Former French President Nicolas Sarkozy Loses Appeal in Corruption Case, Set to Challenge Ruling at Highest Court


Nicolas Sarkozy, the former president of France, has lost his appeal against a 2021 conviction for corruption and influence peddling. The Paris Court of Appeals upheld the initial ruling, which sentenced Sarkozy to three years in prison. However, two of those years were suspended, and instead of going to jail, Sarkozy will be required to wear an electronic bracelet for the remaining year. Undeterred by the decision, Sarkozy’s legal team has vowed to challenge the ruling at France’s highest court, the Cour de Cassation. In response to the appeals court’s decision, defense lawyer Jacqueline Laffont maintained Sarkozy’s innocence and stated, “We will not give up this fight.” Prosecutors had recommended a softer punishment of a three-year suspended sentence, but the presiding judge, Sophie Clement, opted to uphold the original penalty, emphasizing that the case had affected the country’s institutions. Typically, jail terms of one year or less are not served in prison if certain conditions, such as the use of an electronic tag, are met. Sarkozy, now 68 years old, left the court without speaking to reporters. A conservative who served as French president from 2007 to 2012, Sarkozy will now escalate his legal battle to the Cour de Cassation, where lower court rulings can be reviewed for legal or procedural errors, but not factual aspects. The conviction against Sarkozy stems from his alleged attempt to bribe a judge after leaving office and his involvement in peddling influence in exchange for confidential information related to an investigation into his 2007 campaign finances. This verdict represents a significant downfall for a former president who once held a prominent position on the world stage and adds to the numerous legal challenges Sarkozy has faced over the past decade.

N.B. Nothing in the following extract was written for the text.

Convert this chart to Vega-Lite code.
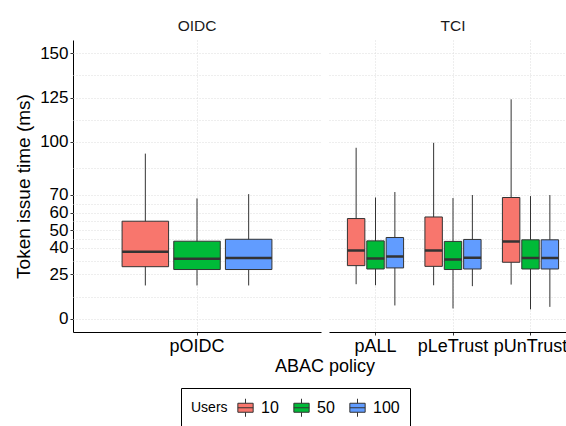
{
  "$schema": "https://vega.github.io/schema/vega-lite/v6.json",
  "padding": {"left": 14, "top": 18, "right": 0, "bottom": 0},
  "data": {"values": [
    {"panel": "OIDC", "policy": "pOIDC", "users": "10", "lower": 18.8, "q1": 29.4, "median": 37.9, "q3": 55.1, "upper": 93.3},
    {"panel": "OIDC", "policy": "pOIDC", "users": "50", "lower": 18.8, "q1": 27.8, "median": 33.9, "q3": 43.8, "upper": 68.0},
    {"panel": "OIDC", "policy": "pOIDC", "users": "100", "lower": 18.8, "q1": 27.8, "median": 34.3, "q3": 44.9, "upper": 70.4},
    {"panel": "TCI", "policy": "pALL", "users": "10", "lower": 19.5, "q1": 30.0, "median": 38.6, "q3": 56.6, "upper": 96.6},
    {"panel": "TCI", "policy": "pALL", "users": "50", "lower": 18.9, "q1": 28.1, "median": 34.1, "q3": 44.0, "upper": 68.5},
    {"panel": "TCI", "policy": "pALL", "users": "100", "lower": 7.5, "q1": 28.7, "median": 35.2, "q3": 45.9, "upper": 71.6},
    {"panel": "TCI", "policy": "pLeTrust", "users": "10", "lower": 18.9, "q1": 29.6, "median": 38.6, "q3": 57.5, "upper": 99.4},
    {"panel": "TCI", "policy": "pLeTrust", "users": "50", "lower": 5.8, "q1": 27.8, "median": 33.5, "q3": 43.7, "upper": 68.2},
    {"panel": "TCI", "policy": "pLeTrust", "users": "100", "lower": 18.4, "q1": 28.1, "median": 34.5, "q3": 44.8, "upper": 69.9},
    {"panel": "TCI", "policy": "pUnTrust", "users": "10", "lower": 19.3, "q1": 31.9, "median": 43.7, "q3": 68.5, "upper": 124.0},
    {"panel": "TCI", "policy": "pUnTrust", "users": "50", "lower": 5.3, "q1": 28.1, "median": 34.3, "q3": 44.6, "upper": 69.3},
    {"panel": "TCI", "policy": "pUnTrust", "users": "100", "lower": 6.7, "q1": 28.1, "median": 34.3, "q3": 44.6, "upper": 69.9}
  ]},
  "facet": {
    "column": {
      "field": "panel", "type": "nominal", "sort": ["OIDC", "TCI"],
      "header": {"labelFontSize": 15.5, "labelColor": "#1A1A1A", "labelFont": "Liberation Sans", "labelPadding": 6,
        "title": "ABAC policy", "titleOrient": "bottom", "titleFontSize": 18, "titleFontWeight": "normal", "titleColor": "black", "titleFont": "Liberation Sans", "titlePadding": -7}
    }
  },
  "spacing": 8,
  "resolve": {"scale": {"x": "independent"}},
  "spec": {
    "width": 248,
    "height": 292,
    "layer": [
      {
        "transform": [{"filter": "datum.users == '10'"}],
        "mark": {"type": "rule", "color": "#333333", "strokeWidth": 1},
        "encoding": {
          "x": {"field": "policy", "type": "nominal", "sort": ["pOIDC", "pALL", "pLeTrust", "pUnTrust"], "bandPosition": 0.16667, "title": null,
            "scale": {"type": "band", "paddingInner": 0.25, "paddingOuter": 0.225}},
          "y": {"field": "lower", "type": "quantitative", "title": "Token issue time (ms)", "scale": {"domain": [-7.5, 157.5], "nice": false, "zero": false},
            "axis": {"title": "Token issue time (ms)", "labelOverlap": false,
              "values": [0, 12.5, 25, 32.5, 40, 45, 50, 55, 60, 65, 70, 85, 100, 112.5, 125, 137.5, 150],
              "labelExpr": "indexof([0,25,40,50,60,70,100,125,150], datum.value) >= 0 ? datum.label : ''",
              "tickOpacity": {"condition": {"test": "indexof([0,25,40,50,60,70,100,125,150], datum.value) >= 0", "value": 1}, "value": 0}}},
          "y2": {"field": "upper"}
        }
      },
      {
        "transform": [{"filter": "datum.users == '50'"}],
        "mark": {"type": "rule", "color": "#333333", "strokeWidth": 1},
        "encoding": {
          "x": {"field": "policy", "type": "nominal", "sort": ["pOIDC", "pALL", "pLeTrust", "pUnTrust"], "bandPosition": 0.5, "title": null},
          "y": {"field": "lower", "type": "quantitative", "title": "Token issue time (ms)",
            "axis": {"title": "Token issue time (ms)", "labelOverlap": false,
              "values": [0, 12.5, 25, 32.5, 40, 45, 50, 55, 60, 65, 70, 85, 100, 112.5, 125, 137.5, 150],
              "labelExpr": "indexof([0,25,40,50,60,70,100,125,150], datum.value) >= 0 ? datum.label : ''",
              "tickOpacity": {"condition": {"test": "indexof([0,25,40,50,60,70,100,125,150], datum.value) >= 0", "value": 1}, "value": 0}}},
          "y2": {"field": "upper"}
        }
      },
      {
        "transform": [{"filter": "datum.users == '100'"}],
        "mark": {"type": "rule", "color": "#333333", "strokeWidth": 1},
        "encoding": {
          "x": {"field": "policy", "type": "nominal", "sort": ["pOIDC", "pALL", "pLeTrust", "pUnTrust"], "bandPosition": 0.83333, "title": null},
          "y": {"field": "lower", "type": "quantitative", "title": "Token issue time (ms)",
            "axis": {"title": "Token issue time (ms)", "labelOverlap": false,
              "values": [0, 12.5, 25, 32.5, 40, 45, 50, 55, 60, 65, 70, 85, 100, 112.5, 125, 137.5, 150],
              "labelExpr": "indexof([0,25,40,50,60,70,100,125,150], datum.value) >= 0 ? datum.label : ''",
              "tickOpacity": {"condition": {"test": "indexof([0,25,40,50,60,70,100,125,150], datum.value) >= 0", "value": 1}, "value": 0}}},
          "y2": {"field": "upper"}
        }
      },
      {
        "transform": [{"filter": "datum.users == '10'"}],
        "mark": {"type": "rect", "stroke": "#333333", "strokeWidth": 1},
        "encoding": {
          "x": {"field": "policy", "type": "nominal", "sort": ["pOIDC", "pALL", "pLeTrust", "pUnTrust"], "bandPosition": 0.01667, "title": null},
          "x2": {"field": "policy", "bandPosition": 0.31667},
          "y": {"field": "q1", "type": "quantitative", "title": "Token issue time (ms)",
            "axis": {"title": "Token issue time (ms)", "labelOverlap": false,
              "values": [0, 12.5, 25, 32.5, 40, 45, 50, 55, 60, 65, 70, 85, 100, 112.5, 125, 137.5, 150],
              "labelExpr": "indexof([0,25,40,50,60,70,100,125,150], datum.value) >= 0 ? datum.label : ''",
              "tickOpacity": {"condition": {"test": "indexof([0,25,40,50,60,70,100,125,150], datum.value) >= 0", "value": 1}, "value": 0}}},
          "y2": {"field": "q3"},
          "color": {
            "field": "users", "type": "nominal", "sort": ["10", "50", "100"],
            "scale": {"domain": ["10", "50", "100"], "range": ["#F8766D", "#00BA38", "#619CFF"]},
            "legend": {
              "title": "Users", "orient": "bottom", "direction": "horizontal", "titleOrient": "left",
              "titleFontSize": 14, "titleFontWeight": "normal", "titleColor": "black", "titleBaseline": "middle", "titlePadding": 8,
              "labelFontSize": 16, "labelColor": "black", "labelOffset": 6,
              "symbolType": "M-0.85,-0.5H0.85V0.5H-0.85Z M-0.85,0H0.85 M0,-0.5V-1 M0,0.5V1",
              "symbolSize": 324, "symbolStrokeColor": "#333333", "symbolStrokeWidth": 1, "symbolOpacity": 1,
              "columnPadding": 12, "strokeColor": "black", "padding": 10, "offset": 12
            }
          }
        }
      },
      {
        "transform": [{"filter": "datum.users == '50'"}],
        "mark": {"type": "rect", "stroke": "#333333", "strokeWidth": 1},
        "encoding": {
          "x": {"field": "policy", "type": "nominal", "sort": ["pOIDC", "pALL", "pLeTrust", "pUnTrust"], "bandPosition": 0.35, "title": null},
          "x2": {"field": "policy", "bandPosition": 0.65},
          "y": {"field": "q1", "type": "quantitative", "title": "Token issue time (ms)",
            "axis": {"title": "Token issue time (ms)", "labelOverlap": false,
              "values": [0, 12.5, 25, 32.5, 40, 45, 50, 55, 60, 65, 70, 85, 100, 112.5, 125, 137.5, 150],
              "labelExpr": "indexof([0,25,40,50,60,70,100,125,150], datum.value) >= 0 ? datum.label : ''",
              "tickOpacity": {"condition": {"test": "indexof([0,25,40,50,60,70,100,125,150], datum.value) >= 0", "value": 1}, "value": 0}}},
          "y2": {"field": "q3"},
          "color": {"field": "users", "type": "nominal", "sort": ["10", "50", "100"]}
        }
      },
      {
        "transform": [{"filter": "datum.users == '100'"}],
        "mark": {"type": "rect", "stroke": "#333333", "strokeWidth": 1},
        "encoding": {
          "x": {"field": "policy", "type": "nominal", "sort": ["pOIDC", "pALL", "pLeTrust", "pUnTrust"], "bandPosition": 0.68333, "title": null},
          "x2": {"field": "policy", "bandPosition": 0.98333},
          "y": {"field": "q1", "type": "quantitative", "title": "Token issue time (ms)",
            "axis": {"title": "Token issue time (ms)", "labelOverlap": false,
              "values": [0, 12.5, 25, 32.5, 40, 45, 50, 55, 60, 65, 70, 85, 100, 112.5, 125, 137.5, 150],
              "labelExpr": "indexof([0,25,40,50,60,70,100,125,150], datum.value) >= 0 ? datum.label : ''",
              "tickOpacity": {"condition": {"test": "indexof([0,25,40,50,60,70,100,125,150], datum.value) >= 0", "value": 1}, "value": 0}}},
          "y2": {"field": "q3"},
          "color": {"field": "users", "type": "nominal", "sort": ["10", "50", "100"]}
        }
      },
      {
        "transform": [{"filter": "datum.users == '10'"}],
        "mark": {"type": "rect", "stroke": "#333333", "strokeWidth": 2.5, "fill": "#333333"},
        "encoding": {
          "x": {"field": "policy", "type": "nominal", "sort": ["pOIDC", "pALL", "pLeTrust", "pUnTrust"], "bandPosition": 0.01667, "title": null},
          "x2": {"field": "policy", "bandPosition": 0.31667},
          "y": {"field": "median", "type": "quantitative", "title": "Token issue time (ms)",
            "axis": {"title": "Token issue time (ms)", "labelOverlap": false,
              "values": [0, 12.5, 25, 32.5, 40, 45, 50, 55, 60, 65, 70, 85, 100, 112.5, 125, 137.5, 150],
              "labelExpr": "indexof([0,25,40,50,60,70,100,125,150], datum.value) >= 0 ? datum.label : ''",
              "tickOpacity": {"condition": {"test": "indexof([0,25,40,50,60,70,100,125,150], datum.value) >= 0", "value": 1}, "value": 0}}},
          "y2": {"field": "median"}
        }
      },
      {
        "transform": [{"filter": "datum.users == '50'"}],
        "mark": {"type": "rect", "stroke": "#333333", "strokeWidth": 2.5, "fill": "#333333"},
        "encoding": {
          "x": {"field": "policy", "type": "nominal", "sort": ["pOIDC", "pALL", "pLeTrust", "pUnTrust"], "bandPosition": 0.35, "title": null},
          "x2": {"field": "policy", "bandPosition": 0.65},
          "y": {"field": "median", "type": "quantitative", "title": "Token issue time (ms)",
            "axis": {"title": "Token issue time (ms)", "labelOverlap": false,
              "values": [0, 12.5, 25, 32.5, 40, 45, 50, 55, 60, 65, 70, 85, 100, 112.5, 125, 137.5, 150],
              "labelExpr": "indexof([0,25,40,50,60,70,100,125,150], datum.value) >= 0 ? datum.label : ''",
              "tickOpacity": {"condition": {"test": "indexof([0,25,40,50,60,70,100,125,150], datum.value) >= 0", "value": 1}, "value": 0}}},
          "y2": {"field": "median"}
        }
      },
      {
        "transform": [{"filter": "datum.users == '100'"}],
        "mark": {"type": "rect", "stroke": "#333333", "strokeWidth": 2.5, "fill": "#333333"},
        "encoding": {
          "x": {"field": "policy", "type": "nominal", "sort": ["pOIDC", "pALL", "pLeTrust", "pUnTrust"], "bandPosition": 0.68333, "title": null},
          "x2": {"field": "policy", "bandPosition": 0.98333},
          "y": {"field": "median", "type": "quantitative", "title": "Token issue time (ms)",
            "axis": {"title": "Token issue time (ms)", "labelOverlap": false,
              "values": [0, 12.5, 25, 32.5, 40, 45, 50, 55, 60, 65, 70, 85, 100, 112.5, 125, 137.5, 150],
              "labelExpr": "indexof([0,25,40,50,60,70,100,125,150], datum.value) >= 0 ? datum.label : ''",
              "tickOpacity": {"condition": {"test": "indexof([0,25,40,50,60,70,100,125,150], datum.value) >= 0", "value": 1}, "value": 0}}},
          "y2": {"field": "median"}
        }
      }
    ]
  },
  "config": {
    "font": "Liberation Sans",
    "view": {"stroke": null},
    "legend": {"layout": {"bottom": {"anchor": "middle"}}},
    "axisX": {"labelAngle": 0, "labelFontSize": 18, "labelColor": "black", "labelPadding": 2, "tickColor": "#333333", "tickSize": 3, "domainColor": "black", "grid": true, "gridColor": "#DDDDDD", "gridDash": [1, 2], "bandPosition": 0.5},
    "axisY": {"titleFontSize": 19, "titleFontWeight": "normal", "titleColor": "black", "titlePadding": 6, "labelFontSize": 17, "labelColor": "black", "labelPadding": 2, "tickSize": 3, "tickColor": "#333333", "domainColor": "black", "grid": true, "gridColor": "#DDDDDD", "gridDash": [1, 2]}
  }
}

Throughout the proceedings, Sarkozy has consistently denied any wrongdoing. The case, known in France as the “wiretapping affair,” is indirectly linked to suspicions of illegal campaign financing leading up to the 2007 election. Investigators had wiretapped Sarkozy’s phone lines in 2013 while looking into money flows from Libya, which may result in another trial for the former president. The wiretapped conversations revealed Sarkozy’s secret line, used in collaboration with his lawyer, Thierry Herzog. The judge also upheld the corruption and influence peddling convictions against Herzog and a judge named Gilbert Azibert. Judge Clement stated that Herzog’s judgment as a lawyer was compromised due to his friendship with Sarkozy.

She further noted that Herzog had breached professional codes of conduct by failing to inform the former president that their actions were illegal. Sarkozy’s claim of ignorance regarding the discussions between Herzog and Azibert, based on the wiretapped exchanges, was dismissed by the judge. Additionally, Sarkozy’s argument that wiretapped conversations should not be admissible as evidence in court was rejected. Sarkozy’s conviction places him alongside his conservative predecessor, the late Jacques Chirac, as the only other president of France’s Fifth Republic to be found guilty by a court. Chirac was convicted of corruption in 2011.